Prime Minister Mohammed Ghazi Jalali, who remained in his post after Assad and most of his top officials vanished over the weekend, has sought to project normalcy.
“We are working so that the transitional period is quick and smooth,” he told Sky News Arabia TV on Monday, saying the security situation had already improved from the day before, when joyful crowds gathered in public squares and celebratory gunfire rang out across the capital.
He said the government is coordinating with the insurgents, and that he is ready to meet rebel leader Ahmad al-Sharaa, formerly known as Abu Mohammed al-Golani, who made a triumphal appearance at a famed Damascus mosque on Sunday.

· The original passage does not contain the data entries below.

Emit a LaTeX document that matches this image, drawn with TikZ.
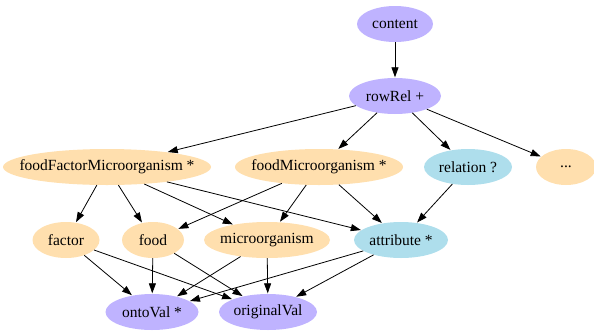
\documentclass[tikz,border=0pt]{standalone}
\usepackage{fontspec}
\setmainfont{Liberation Serif}
\usetikzlibrary{arrows.meta,shapes.geometric}
\definecolor{cpurple}{HTML}{BFB3FF}
\definecolor{corange}{HTML}{FFDFAE}
\definecolor{cblue}{HTML}{AEDEEC}
\newcommand{\zb}[1]{\makebox[0pt]{#1}}
\begin{document}
\begin{tikzpicture}[x=1pt,y=-1pt,
  nd/.style={ellipse,inner sep=0pt,minimum height=36pt,font=\fontsize{15.5}{18}\selectfont},
  pu/.style={nd,fill=cpurple},
  og/.style={nd,fill=corange},
  bl/.style={nd,fill=cblue},
  ar/.style={-{Triangle[length=10pt,width=7pt]},line width=0.8pt,shorten >=0.5pt}]
\useasboundingbox (0,0) rectangle (594,330);
\node[pu,minimum width=76pt] (content) at (395,24) {\zb{content}};
\node[pu,minimum width=92pt] (rowrel) at (395,96) {\zb{rowRel +}};
\node[og,minimum width=208pt] (ffm) at (107,167) {\zb{foodFactorMicroorganism *}};
\node[og,minimum width=168pt] (fm) at (319,167) {\zb{foodMicroorganism *}};
\node[bl,minimum width=88pt] (rel) at (468,167) {\zb{relation ?}};
\node[og,minimum width=60pt] (dots) at (566,167) {\zb{...}};
\node[og,minimum width=67pt] (factor) at (66,240) {\zb{factor}};
\node[og,minimum width=62pt] (food) at (153,240) {\zb{food}};
\node[og,minimum width=126pt] (micro) at (267,240) {\zb{microorganism}};
\node[bl,minimum width=94pt] (attr) at (401,240) {\zb{attribute *}};
\node[pu,minimum width=93pt] (onto) at (152,312) {\zb{ontoVal *}};
\node[pu,minimum width=98pt] (orig) at (268,312) {\zb{originalVal}};
\draw[ar] (content) -- (rowrel);
\draw[ar] (rowrel) -- (ffm);
\draw[ar] (rowrel) -- (fm);
\draw[ar] (rowrel) -- (rel);
\draw[ar] (rowrel) -- (dots);
\draw[ar] (ffm) -- (factor);
\draw[ar] (ffm) -- (food);
\draw[ar] (ffm) -- (micro);
\draw[ar] (ffm) -- (attr);
\draw[ar] (fm) -- (food);
\draw[ar] (fm) -- (micro);
\draw[ar] (fm) -- (attr);
\draw[ar] (rel) -- (attr);
\draw[ar] (factor) -- (onto);
\draw[ar] (factor) -- (orig);
\draw[ar] (food) -- (onto);
\draw[ar] (food) -- (orig);
\draw[ar] (micro) -- (onto);
\draw[ar] (micro) -- (orig);
\draw[ar] (attr) -- (onto);
\draw[ar] (attr) -- (orig);
\end{tikzpicture}
\end{document}
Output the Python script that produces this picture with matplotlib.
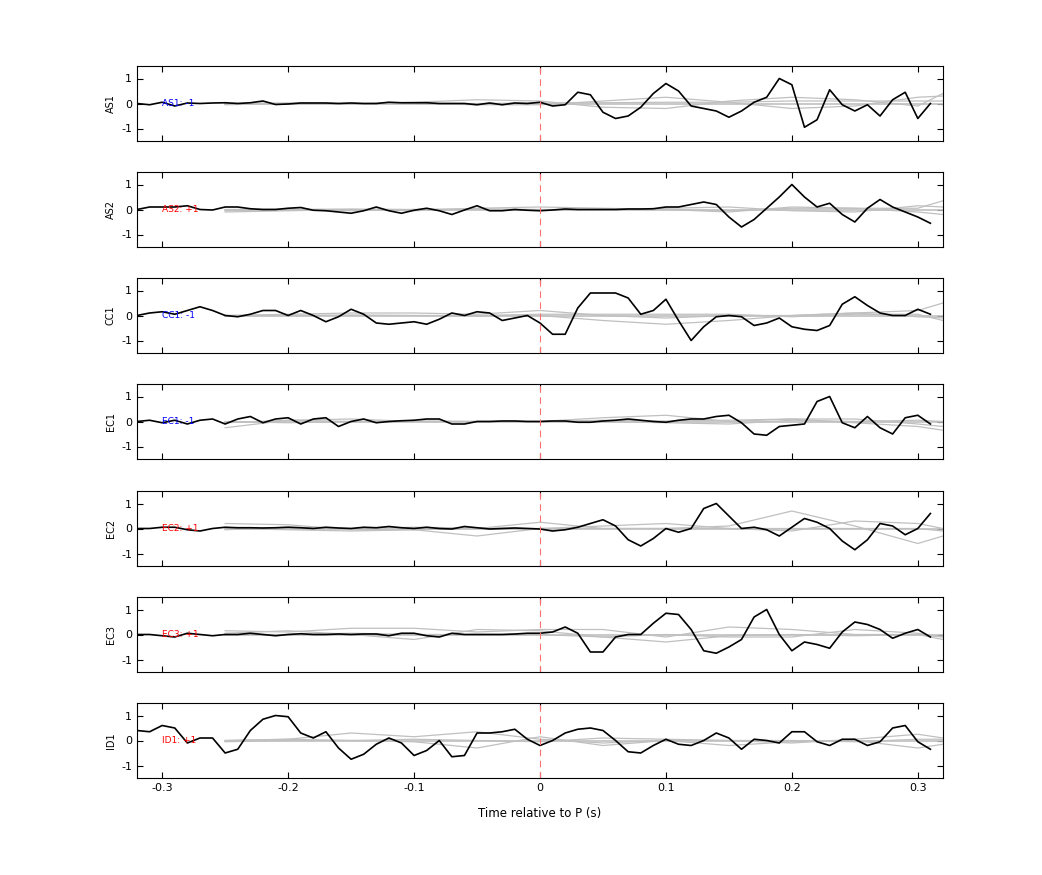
import numpy as np
import matplotlib
matplotlib.use("Agg")
import matplotlib.pyplot as plt

plt.rcParams["axes.unicode_minus"] = False

t = np.round(np.arange(-0.32, 0.315, 0.01), 2)

stations = ["AS1", "AS2", "CC1", "EC1", "EC2", "EC3", "ID1"]
polarity = ["-1", "+1", "-1", "-1", "+1", "+1", "+1"]

as1 = [0, -0.05, 0.05, -0.1, 0.02, 0, 0.02, 0.03, 0.0, 0.03, 0.1, -0.04, -0.02, 0.02, 0.02, 0.02, 0.0, 0.02,
       0.0, 0.0, 0.05, 0.03, 0.03, 0.03, 0.0, 0.0, 0.0, -0.05, 0.02, -0.05, 0.02, 0.0, 0.05, -0.1, -0.05, 0.45,
       0.35, -0.35, -0.6, -0.5, -0.15, 0.4, 0.8, 0.5, -0.1, -0.2, -0.3, -0.55, -0.3, 0.05, 0.25, 1.0, 0.75,
       -0.95, -0.65, 0.55, -0.05, -0.3, -0.05, -0.5, 0.15, 0.45, -0.6, 0.0]
as2 = [0, 0.1, 0.1, 0.1, 0.15, 0.0, -0.02, 0.1, 0.1, 0.03, 0.0, 0.0, 0.05, 0.08, -0.03, -0.05, -0.1, -0.15,
       -0.05, 0.1, -0.05, -0.15, -0.03, 0.05, -0.05, -0.2, -0.02, 0.15, -0.05, -0.05, 0.0, -0.03, -0.05, -0.02,
       0.02, 0.0, 0.0, 0.0, 0.0, 0.02, 0.02, 0.03, 0.1, 0.1, 0.2, 0.3, 0.2, -0.3, -0.7, -0.4, 0.05, 0.5, 1.0,
       0.5, 0.1, 0.25, -0.2, -0.5, 0.05, 0.4, 0.1, -0.1, -0.3, -0.55]
cc1 = [0, 0.1, 0.15, 0.05, 0.2, 0.35, 0.2, 0.0, -0.05, 0.05, 0.2, 0.2, 0.0, 0.2, 0.0, -0.25, -0.05, 0.25,
       0.05, -0.3, -0.35, -0.3, -0.25, -0.35, -0.15, 0.1, 0.0, 0.15, 0.1, -0.2, -0.1, 0.0, -0.3, -0.75, -0.75,
       0.3, 0.9, 0.9, 0.9, 0.7, 0.05, 0.2, 0.65, -0.2, -1.0, -0.45, -0.05, 0.0, -0.05, -0.4, -0.3, -0.1, -0.45,
       -0.55, -0.6, -0.4, 0.45, 0.75, 0.4, 0.1, 0.0, 0.0, 0.25, 0.05]
ec1 = [0, 0.05, -0.05, 0.05, -0.1, 0.05, 0.1, -0.1, 0.1, 0.2, -0.05, 0.1, 0.15, -0.1, 0.1, 0.15, -0.2, 0.0,
       0.1, -0.05, 0.0, 0.03, 0.05, 0.1, 0.1, -0.1, -0.1, 0.0, 0.0, 0.02, 0.02, 0.0, 0.0, 0.02, 0.02, -0.03,
       -0.03, 0.02, 0.05, 0.1, 0.05, 0.0, -0.03, 0.05, 0.1, 0.1, 0.2, 0.25, -0.05, -0.5, -0.55, -0.2, -0.15,
       -0.1, 0.8, 1.0, -0.05, -0.25, 0.2, -0.25, -0.5, 0.15, 0.25, -0.1]
ec2 = [0, 0.0, 0.05, 0.05, -0.05, -0.1, 0.0, 0.05, 0.03, 0.03, 0.02, 0.03, 0.05, 0.03, 0.0, 0.05, 0.02,
       0.0, 0.05, 0.03, 0.08, 0.03, 0.0, 0.05, 0.0, -0.02, 0.08, 0.03, -0.02, 0.0, 0.02, 0.0, -0.02, -0.1,
       -0.05, 0.05, 0.2, 0.35, 0.1, -0.45, -0.7, -0.4, 0.0, -0.15, 0.0, 0.8, 1.0, 0.5, 0.0, 0.05, -0.05, -0.3,
       0.05, 0.4, 0.25, 0.0, -0.5, -0.85, -0.45, 0.2, 0.1, -0.25, 0.0, 0.6]
ec3 = [0, 0.0, -0.05, -0.1, 0.05, 0.0, -0.05, 0.0, 0.0, 0.05, 0.0, -0.05, 0.0, 0.03, 0.0, 0.0, 0.02, 0.0,
       0.02, 0.02, -0.05, 0.05, 0.05, -0.05, -0.1, 0.05, 0.0, 0.0, 0.0, 0.0, 0.02, 0.05, 0.05, 0.1, 0.3, 0.05,
       -0.7, -0.7, -0.1, 0.0, 0.0, 0.45, 0.85, 0.8, 0.2, -0.65, -0.75, -0.5, -0.2, 0.7, 1.0, 0.0, -0.65, -0.3,
       -0.4, -0.55, 0.1, 0.5, 0.4, 0.2, -0.15, 0.05, 0.2, -0.1]
id1 = [0.4, 0.35, 0.6, 0.5, -0.1, 0.1, 0.1, -0.5, -0.35, 0.4, 0.85, 1.0, 0.95, 0.3, 0.1, 0.35, -0.3, -0.75,
       -0.55, -0.15, 0.1, -0.1, -0.6, -0.4, 0.0, -0.65, -0.6, 0.3, 0.3, 0.35, 0.45, 0.05, -0.2, 0.0, 0.3, 0.45,
       0.5, 0.4, 0.0, -0.45, -0.5, -0.2, 0.05, -0.15, -0.2, 0.0, 0.3, 0.1, -0.35, 0.05, 0.0, -0.1, 0.35, 0.35,
       -0.05, -0.2, 0.05, 0.05, -0.2, -0.05, 0.5, 0.6, -0.05, -0.35]
traces = [as1, as2, cc1, ec1, ec2, ec3, id1]

# grey template curves, sampled every 0.05 s from -0.25 to 0.30, plus 0.32
gt = [-0.25, -0.2, -0.15, -0.1, -0.05, 0.0, 0.05, 0.1, 0.15, 0.2, 0.25, 0.3, 0.32]
grey = [
    [[0, 0, -0.02, 0.05, 0.15, 0.1, -0.15, -0.2, 0.1, 0.25, 0.15, -0.1, 0.4],
     [0, 0.02, 0.0, 0.0, -0.05, -0.05, 0.1, 0.25, 0.05, -0.2, -0.1, 0.25, 0.3],
     [-0.05, 0.0, 0.0, 0.0, 0.0, 0.02, 0.03, 0.05, 0.05, 0.1, 0.1, 0.1, 0.1]],
    [[-0.1, -0.05, 0.0, -0.05, 0.05, 0.1, 0.05, 0.0, -0.1, 0.1, 0.05, 0.05, 0.35],
     [0, 0.02, -0.05, 0.0, 0.0, -0.03, 0.0, 0.05, 0.1, -0.05, -0.1, 0.15, 0.1],
     [-0.05, 0.0, 0.02, 0.0, 0.03, 0.0, 0.0, 0.0, -0.05, 0.05, 0.05, -0.1, -0.2]],
    [[0, 0.05, 0.1, 0.1, 0.05, 0.2, 0.0, -0.1, 0.0, 0.0, 0.1, 0.2, 0.5],
     [0, 0.0, 0.0, 0.0, -0.02, 0.0, -0.2, -0.35, -0.2, 0.0, 0.1, -0.05, -0.1],
     [-0.02, 0.0, 0.02, 0.0, 0.0, 0.05, 0.05, 0.05, 0.05, -0.05, 0.05, 0.05, -0.2]],
    [[-0.25, 0.05, 0.1, 0.0, 0.0, 0.0, 0.15, 0.25, 0.0, 0.1, 0.1, -0.1, -0.2],
     [0, -0.05, 0.0, 0.0, 0.0, 0.0, 0.0, -0.05, -0.1, 0.05, 0.0, 0.05, 0.0],
     [-0.05, 0.05, 0.0, 0.02, 0.0, 0.0, 0.05, 0.02, 0.05, 0.1, -0.05, -0.2, -0.35]],
    [[0.2, 0.15, -0.05, -0.05, 0.0, 0.25, 0.0, 0.0, 0.1, 0.7, 0.1, -0.6, -0.3],
     [0.0, -0.05, -0.1, -0.05, -0.3, 0.0, 0.1, 0.2, 0.0, -0.1, 0.3, 0.2, 0.0],
     [-0.05, 0.05, 0.0, 0.05, 0.02, 0.0, 0.0, 0.0, 0.0, 0.0, 0.0, 0.0, -0.1]],
    [[0.15, 0.1, 0.25, 0.25, 0.1, 0.2, 0.2, -0.1, 0.3, 0.2, 0.0, 0.0, -0.1],
     [0.05, 0.15, 0.0, -0.2, 0.2, 0.15, -0.1, 0.0, -0.1, -0.1, 0.2, 0.05, -0.1],
     [0.0, 0.0, 0.05, 0.0, 0.0, 0.0, -0.1, -0.3, -0.05, 0.0, -0.05, 0.0, -0.2]],
    [[0, 0.05, 0.3, 0.15, 0.35, 0.05, -0.1, 0.0, 0.0, -0.1, 0.05, 0.25, 0.1],
     [0, 0.05, 0.0, -0.05, -0.3, 0.15, -0.2, 0.0, -0.2, -0.05, 0.0, -0.3, -0.15],
     [-0.05, 0.0, 0.0, 0.05, 0.0, -0.05, 0.1, 0.05, 0.0, 0.0, -0.05, 0.05, 0.05]],
]

fig = plt.figure(figsize=(10.42, 8.75), dpi=100)
left, width = 137 / 1042, (943 - 137) / 1042
tops = [66, 172, 278, 384, 491, 597, 703]
h = 75 / 875
for i, name in enumerate(stations):
    ax = fig.add_axes([left, 1 - (tops[i] + 75) / 875, width, h])
    for g in grey[i]:
        ax.plot(gt, g, color="#c0c0c0", lw=0.9)
    ax.plot([-0.25, 0.32], [0, 0], color="#c0c0c0", lw=1.2)
    ax.plot(t, traces[i], color="black", lw=1.2)
    ax.axvline(0, color="#ff7070", ls=(0, (6, 4)), lw=0.8)
    col = "blue" if polarity[i] == "-1" else "red"
    ax.text(-0.30, 0, f"{name}: {polarity[i]}", color=col, fontsize=6.5, va="center", ha="left")
    ax.set_xlim(-0.32, 0.32)
    ax.set_ylim(-1.5, 1.5)
    ax.set_yticks([-1, 0, 1])
    ax.set_xticks([-0.3, -0.2, -0.1, 0, 0.1, 0.2, 0.3])
    ax.set_ylabel(name, fontsize=7)
    ax.tick_params(direction="in", labelsize=8, top=True, right=True, length=4)
    if i < len(stations) - 1:
        ax.set_xticklabels([])
    else:
        ax.set_xticklabels(["-0.3", "-0.2", "-0.1", "0", "0.1", "0.2", "0.3"])
        ax.set_xlabel("Time relative to P (s)", fontsize=8.5, labelpad=10)

fig.savefig("out.png", dpi=100)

Syrians who only days ago were working at all levels of the bureaucracy in Assad’s regime were now flipping to the new reality.
At the court of Justice in Damascus, which was stormed by the rebels to free detainees, Judge Khitam Haddad, an aide to the justice minister in the outgoing government, said Sunday that judges were ready to resume work quickly.
“We want to give everyone their rights. We don’t their rights to be wasted,” Haddad told AP outside the courthouse. “We want to build a new Syria and to keep the work but with new methods.”
Meanwhile, a Syrian opposition war monitor said a top aide to Assad's brother, Maher, was found dead in his office near Damascus. A video that circulated on social media purportedly showed Maj. Gen. Ali Mahmoud covered with blood and with his clothes burned. The Britain-based Syrian Observatory for Human Rights said it was not clear if he was killed or died by suicide.
Maher Assad, whose whereabouts are unknown, led the army's 4th Armored Division, which played a major role in the civil war that erupted in 2011, after a popular uprising against Assad led to a violent crackdown on dissent and the rise of an insurgency.